The rule in Florida is that "if jury instructions, viewed as a whole, fairly state the applicable law to the jury, the failure to give particular instructions will not be error." CSX Transp., Inc. v. Whittler, 584 So.2d 579, 586 (Fla. 4th DCA 1991). For that reason, "[a]n instruction is not rendered misleading and harmfully erroneous because the construction of the sentences or the words used are amenable to some criticism, so long as the meaning the court intended to convey is reasonably clear." Kline v. Publix Super Mkts., Inc., 178 So.2d 739, 740 (Fla. 2d DCA 1965).
Typically, reversals based on deficient jury instructions involve incorrect statements of the law. For example, in Bankers Multiple Line Insurance Co. v. Farish, 464 So.2d 530, 533 (Fla. 1985), the trial court gave an instruction that "the greater a defendant's wealth, the greater must be punitive damages." The supreme court reversed for a new trial on punitive damages, since the instruction was "not an accurate rule of law" that had been "specifically repudiated" in an earlier case.

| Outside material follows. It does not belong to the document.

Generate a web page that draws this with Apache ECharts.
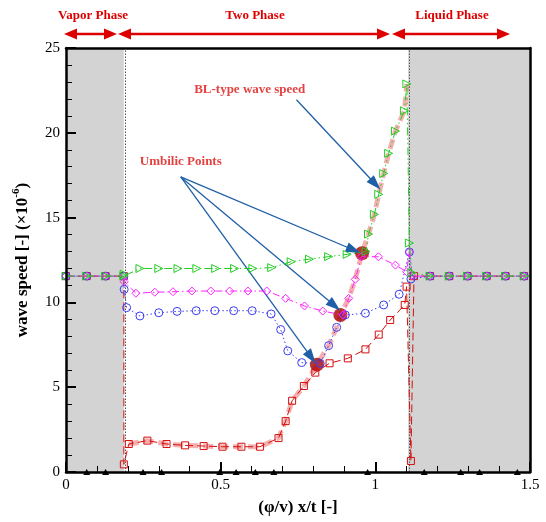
<!DOCTYPE html>
<html><head><meta charset="utf-8">
<script src="https://cdn.jsdelivr.net/npm/echarts@6/dist/echarts.min.js"></script>
<style>html,body{margin:0;padding:0;background:#fff}#c{width:546px;height:522px}</style>
</head><body><div id="c"></div>
<script>
// ---- data ----
const phaseBounds = [0.187, 1.106];
const redX = [0,0.067,0.128,0.187,0.187,0.203,0.263,0.325,0.385,0.445,0.506,0.567,0.627,0.687,0.71,0.731,0.769,0.806,0.852,0.911,0.968,1.011,1.048,1.095,1.101,1.115,1.125,1.177,1.239,1.298,1.36,1.421,1.481,1.5];
const redY = [11.55,11.55,11.55,11.55,0.45,1.65,1.85,1.65,1.57,1.53,1.49,1.49,1.49,2.0,3.0,4.2,5.07,5.86,6.41,6.7,7.23,8.1,8.96,9.85,10.93,0.65,11.55,11.55,11.55,11.55,11.55,11.55,11.55,11.55];
const blueX = [0,0.067,0.128,0.187,0.188,0.196,0.239,0.3,0.359,0.421,0.481,0.542,0.602,0.663,0.694,0.717,0.762,0.822,0.849,0.875,0.903,0.968,1.027,1.077,1.11,1.115,1.177,1.239,1.298,1.36,1.421,1.481,1.5];
const blueY = [11.55,11.55,11.55,11.55,10.77,9.69,9.2,9.39,9.47,9.51,9.51,9.51,9.51,9.32,8.4,7.14,6.45,6.4,7.45,8.53,9.26,9.36,9.85,10.48,12.97,11.38,11.55,11.55,11.55,11.55,11.55,11.55,11.55];
const magX = [0,0.067,0.128,0.187,0.188,0.226,0.287,0.346,0.407,0.468,0.529,0.588,0.649,0.71,0.771,0.83,0.895,0.914,0.935,0.955,1.01,1.065,1.101,1.11,1.12,1.177,1.239,1.298,1.36,1.421,1.481,1.5];
const magY = [11.55,11.55,11.55,11.55,11.22,10.54,10.6,10.63,10.67,10.67,10.67,10.67,10.67,10.24,9.79,9.49,9.26,10.24,11.36,12.7,12.69,12.2,11.81,12.97,11.55,11.55,11.55,11.55,11.55,11.55,11.55,11.55];
const greenX = [0,0.067,0.128,0.187,0.188,0.239,0.3,0.362,0.423,0.484,0.545,0.604,0.665,0.728,0.787,0.849,0.909,0.97,0.978,0.997,1.011,1.027,1.043,1.065,1.094,1.102,1.11,1.118,1.177,1.239,1.298,1.36,1.421,1.481,1.5];
const greenY = [11.55,11.55,11.55,11.55,11.66,12.0,12.0,12.0,12.0,12.0,12.0,12.0,12.05,12.4,12.55,12.7,12.83,13.0,14.03,15.19,16.37,17.6,18.79,20.1,21.3,22.88,13.5,11.75,11.55,11.55,11.55,11.55,11.55,11.55,11.55];
const blX = [0.203,0.263,0.325,0.385,0.445,0.506,0.567,0.627,0.687,0.71,0.731,0.769,0.811,0.849,0.875,0.887,0.914,0.935,0.957,0.978,0.997,1.011,1.027,1.043,1.065,1.094,1.102];
const blY = [1.65,1.85,1.65,1.57,1.53,1.49,1.49,1.49,2.0,3.0,4.2,5.07,6.33,7.45,8.53,9.25,10.24,11.36,12.9,14.03,15.19,16.37,17.6,18.79,20.1,21.3,22.88];
const umbX = [0.811,0.887,0.957];
const umbY = [6.33,9.25,12.9];
const zeroX = [0.067,0.128,0.249,0.309,0.497,0.55,0.612,0.672,0.975,1.158,1.276,1.337,1.459];
const zeroY = [0,0,0,0,0,0,0,0,0,0,0,0,0];
const xTicks = [0,0.5,1,1.5];
const yTicks = [0,5,10,15,20,25];
// annotations (data coordinates)
const blLabel = {text:'BL-type wave speed', at:[0.594,22.52]};
const blArrow = [[0.745,21.95],[1.0,16.98]];
const umbLabel = {text:'Umbilic Points', at:[0.371,18.3]};
const umbArrowFrom = [0.371,17.4];
const umbArrowTo = [[0.93,13.09],[0.868,9.81],[0.793,6.76]];

// ---- chart ----
const SERIF = '"Liberation Serif","Times New Roman",serif';
function zip(xs, ys){ return xs.map((x,i)=> (x===1.5 ? {value:[x,ys[i]], symbol:'none'} : [x,ys[i]])); }
const chart = echarts.init(document.getElementById('c'), null, {renderer:'canvas'});
const arrowColor = '#1f5fa6';
function lineSeries(name, xs, ys, color, dash, symbol, size, rot, z){
  return {
    name, type:'line', data: zip(xs,ys), z, clip:false, showAllSymbol:true,
    symbol, symbolSize:size, symbolRotate: rot||0,
    lineStyle:{color, width:1, type:dash},
    itemStyle:{color:'rgba(255,255,255,0)', borderColor:color, borderWidth:1},
    emphasis:{disabled:true}, animation:false
  };
}
const option = {
  animation:false,
  grid:{left:66, right:16, top:48, bottom:50},
  xAxis:[{
    type:'value', min:0, max:1.5, interval:0.5, position:'bottom', z:20,
    axisLine:{onZero:false, lineStyle:{color:'#000', width:2.5}},
    axisTick:{inside:true, length:10, lineStyle:{color:'#000', width:2}},
    minorTick:{show:true, splitNumber:5, length:6, lineStyle:{color:'#000', width:1}},
    splitLine:{show:false},
    axisLabel:{color:'#000', fontFamily:SERIF, fontSize:15, margin:6,
      formatter:(v)=> xTicks.includes(v) ? String(v) : ''},
    name:'(φ/v) x/t [-]', nameLocation:'middle', nameGap:27,
    nameTextStyle:{color:'#000', fontFamily:SERIF, fontSize:17, fontWeight:'bold'}
  },{
    type:'value', min:0, max:1.5, position:'top', z:20,
    axisLine:{onZero:false, lineStyle:{color:'#000', width:2.5}},
    axisTick:{show:false}, axisLabel:{show:false}, splitLine:{show:false}
  }],
  yAxis:[{
    type:'value', min:0, max:25, interval:5, position:'left', z:20,
    axisLine:{show:true, onZero:false, lineStyle:{color:'#000', width:2.5}},
    axisTick:{show:true, inside:true, length:10, lineStyle:{color:'#000', width:2}},
    minorTick:{show:true, splitNumber:5, length:6, lineStyle:{color:'#000', width:1}},
    splitLine:{show:false},
    axisLabel:{color:'#000', fontFamily:SERIF, fontSize:15, margin:6,
      formatter:(v)=> yTicks.includes(v) ? String(v) : ''},
    name:'{a|wave speed [-] (×10}{s|-6}{a|)}', nameLocation:'middle', nameGap:32,
    nameTextStyle:{rich:{
      a:{color:'#000', fontFamily:SERIF, fontSize:17, fontWeight:'bold'},
      s:{color:'#000', fontFamily:SERIF, fontSize:11, fontWeight:'bold', padding:[0,0,12,0]}
    }}
  },{
    type:'value', min:0, max:25, position:'right', z:20,
    axisLine:{show:true, onZero:false, lineStyle:{color:'#000', width:2.5}},
    axisTick:{show:false}, axisLabel:{show:false}, splitLine:{show:false}
  }],
  series:[
    {
      type:'line', data:[], z:1, silent:true,
      markArea:{silent:true, itemStyle:{color:'#d3d3d3'}, data:[
        [{xAxis:0},{xAxis:phaseBounds[0]}],
        [{xAxis:phaseBounds[1]},{xAxis:1.5}]
      ]},
      markLine:{silent:true, symbol:'none', label:{show:false},
        lineStyle:{color:'#555', width:1, type:[1.5,1.5]},
        data:[{xAxis:phaseBounds[0]},{xAxis:phaseBounds[1]}]}
    },
    {
      type:'line', data: zip(zeroX, zeroY), z:2, clip:false, showAllSymbol:true,
      symbol:'triangle', symbolSize:[7,6], lineStyle:{width:0},
      itemStyle:{color:'#000'}, emphasis:{disabled:true}
    },
    {
      name:'BL', type:'line', data: zip(blX, blY), z:3, symbol:'none', clip:false,
      lineStyle:{color:'rgba(236,110,110,0.55)', width:5, type:[10,5]},
      emphasis:{disabled:true}
    },
    {
      name:'umbilic', type:'scatter', data: zip(umbX, umbY), z:4,
      symbol:'circle', symbolSize:14, itemStyle:{color:'#a80000'}, emphasis:{disabled:true}
    },
    lineSeries('red', redX, redY, '#d41010', [8,4], 'rect', 7, 0, 5),
    lineSeries('blue', blueX, blueY, '#3b3bf0', [1.5,2.5], 'circle', 8, 0, 6),
    lineSeries('magenta', magX, magY, '#ff22ff', [7,3,1.5,3], 'diamond', 8, 0, 7),
    lineSeries('green', greenX, greenY, '#22cc22', [8,3,1.5,3,1.5,3], 'triangle', 8, -90, 8),
    {
      type:'scatter', z:9, symbolSize:0, silent:true,
      data:[{value:blLabel.at, name:blLabel.text},{value:umbLabel.at, name:umbLabel.text}],
      label:{show:true, position:'inside', formatter:'{b}', color:'#dd1111',
        fontFamily:SERIF, fontSize:13, fontWeight:'bold'},
      markLine:{silent:true, symbol:['none','triangle'], symbolSize:[10,15], label:{show:false},
        lineStyle:{color:arrowColor, width:1.3, type:'solid'},
        data:[
          [{coord:blArrow[0]},{coord:blArrow[1]}],
          ...umbArrowTo.map(t=>[{coord:umbArrowFrom},{coord:t}])
        ]}
    }
  ],
  graphic:[]
};
chart.setOption(option);

// header (phase arrows and titles)
const RED = '#dd0000', hy = 34;
function dblArrow(x1, x2){
  return [
    {type:'line', shape:{x1:x1+8, y1:hy, x2:x2-8, y2:hy}, style:{stroke:RED, lineWidth:2.5}},
    {type:'polygon', shape:{points:[[x1,hy],[x1+13,hy-5.5],[x1+13,hy+5.5]]}, style:{fill:RED}},
    {type:'polygon', shape:{points:[[x2,hy],[x2-13,hy-5.5],[x2-13,hy+5.5]]}, style:{fill:RED}}
  ];
}
function htext(t, x){
  return {type:'text', x, y:16, style:{text:t, fill:RED, font:'bold 13px '+SERIF, align:'center', verticalAlign:'middle', textAlign:'center', textVerticalAlign:'middle'}};
}
chart.setOption({graphic:[
  ...dblArrow(64,117), ...dblArrow(118,390), ...dblArrow(392,510),
  htext('Vapor Phase', 93), htext('Two Phase', 255), htext('Liquid Phase', 452)
]});
</script></body></html>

Id.; see also Coble v. Am. Parks, 576 So.2d 422, 423 (Fla. 4th DCA 1991) (holding that reversal for a new trial was required where jury instruction relating to fraud "was incorrect"); Poole v. Lowell Dunn Co., 573 So.2d 51, 53-54 (Fla. 3d DCA 1990) (reversal mandated where instruction "misstated Florida law on causation"); Bartier v. Duncan, 541 So.2d 631, 633 (Fla. 1st DCA 1989) (finding that reversal was required where instruction was "incorrect statement of law because substantial parts of the rule were omitted from" Corpus Juris Secundum quotation). This case did not involve an incorrect statement of the law.